Scientific classification
- Kingdom: Plantae
- Clade: Tracheophytes
- Clade: Angiosperms
- Clade: Eudicots
- Order: Caryophyllales
- Family: Cactaceae
- Subfamily: Cactoideae
- Tribe: Cereeae
- Subtribe: Cereinae
- Genus: Bragaia Esteves, Hofacker & P.J.Braun
- Species: B. estevesii
- Binomial name: Bragaia estevesii Hofacker & P.J.Braun
- Synonyms: Facheiroa bragaia N. P. Taylor; Brasilicereus estevesii (Hofacker & P.J.Braun) N.P.Taylor & M.Machado;

= Bragaia =

- Genus: Bragaia
- Species: estevesii
- Authority: Hofacker & P.J.Braun
- Conservation status: VU
- Synonyms: Facheiroa bragaia , Brasilicereus estevesii
- Parent authority: Esteves, Hofacker & P.J.Braun

Species of cacti

Bragaia is a genus of cacti (family Cactaceae) with the sole species Bragaia estevesii. It is found in Brazil.

==Description==
Bragaia estevesii typically grows as a weakly branched, upright shrub with a slightly woody base. Its green, cylindrical shoots can reach up to 4 meters long but usually stay shorter. These shoots have 10–12 blunt ribs and are sometimes covered in needle-like, yellowish-brown thorns. The flowers, which open at night and are pollinated by bats, form laterally in the upper part of the shoot. They are slender, funnel-shaped, and lightly scaled, with extrafloral nectar glands, and can be green, yellow, or red.
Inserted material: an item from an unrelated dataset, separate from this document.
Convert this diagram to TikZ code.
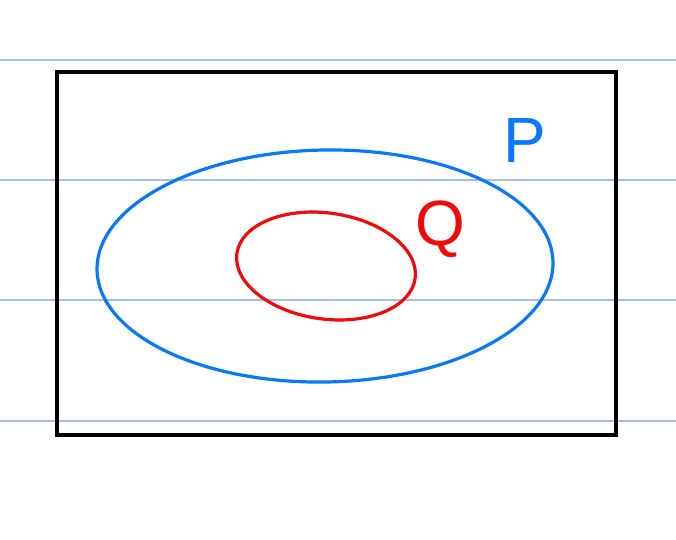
\documentclass[tikz,border=0pt]{standalone}
\usepackage{fontspec}
\setmainfont{Liberation Sans}
\usetikzlibrary{shapes.geometric}
\definecolor{gridblue}{RGB}{170,190,222}
\definecolor{setblue}{RGB}{10,120,250}
\definecolor{setred}{RGB}{240,10,10}
\tikzset{
  gridline/.style={gridblue, line width=1.2pt},
  frame/.style={black, line width=3.4pt},
  setP/.style={setblue, line width=3.2pt},
  setQ/.style={setred, line width=3.2pt},
  lab/.style={inner sep=0pt, font=\fontsize{64}{64}\selectfont}
}
\begin{document}
\begin{tikzpicture}[x=1pt,y=-1pt]
\useasboundingbox[fill=white] (0,0) rectangle (676,539);
\foreach \yy/\nm in {60/g1,180/g2,300/g3,421/g4}{
  \coordinate (\nm a) at (0,\yy);
  \coordinate (\nm b) at (676,\yy);
  \draw[gridline] (\nm a) -- (\nm b);
}
\node[frame, draw, rectangle, minimum width=559pt, minimum height=363pt, inner sep=0pt] (U) at (336.5,253.5) {};
\node[setP, draw, ellipse, minimum width=456pt, minimum height=232pt, inner sep=0pt, rotate=1] (P) at (325,266) {};
\node[setQ, draw, ellipse, minimum width=180pt, minimum height=106pt, inner sep=0pt, rotate=-8] (Q) at (326,266) {};
\node[lab, text=setblue] (Plab) at (525,140) {P};
\node[lab, text=setred] (Qlab) at (440,229) {Q};
\end{tikzpicture}
\end{document}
The petals range from greenish-white to white. A noticeable feature is the strong constriction above the pericarpel. The fruit is small, spherical to slightly oval, measuring 15–19 mm long and 6–8 mm wide, with transparent pulp and no exterior spines. The helmet-shaped black seeds are relatively large at 1.5–1.8 mm.

==Distribution==
Bragaia estevesii is found in northeast Brazil, specifically in the Caatinga region of northwestern Bahia.

==Taxonomy==
Initially described as Bragaia estevesii in 2009 by Eddie Esteves Pereira, Andreas Hofacker, and Pierre Josef Braun, the species was named in honor of Eddie Esteves Pereira. In 2011, Nigel Paul Taylor and Marlon C. Machado reclassified it under the genus Brasilicereus. In 2023, it was further reclassified as Facheiroa bragaia. Currently, the accepted name is Bragaia estevesii.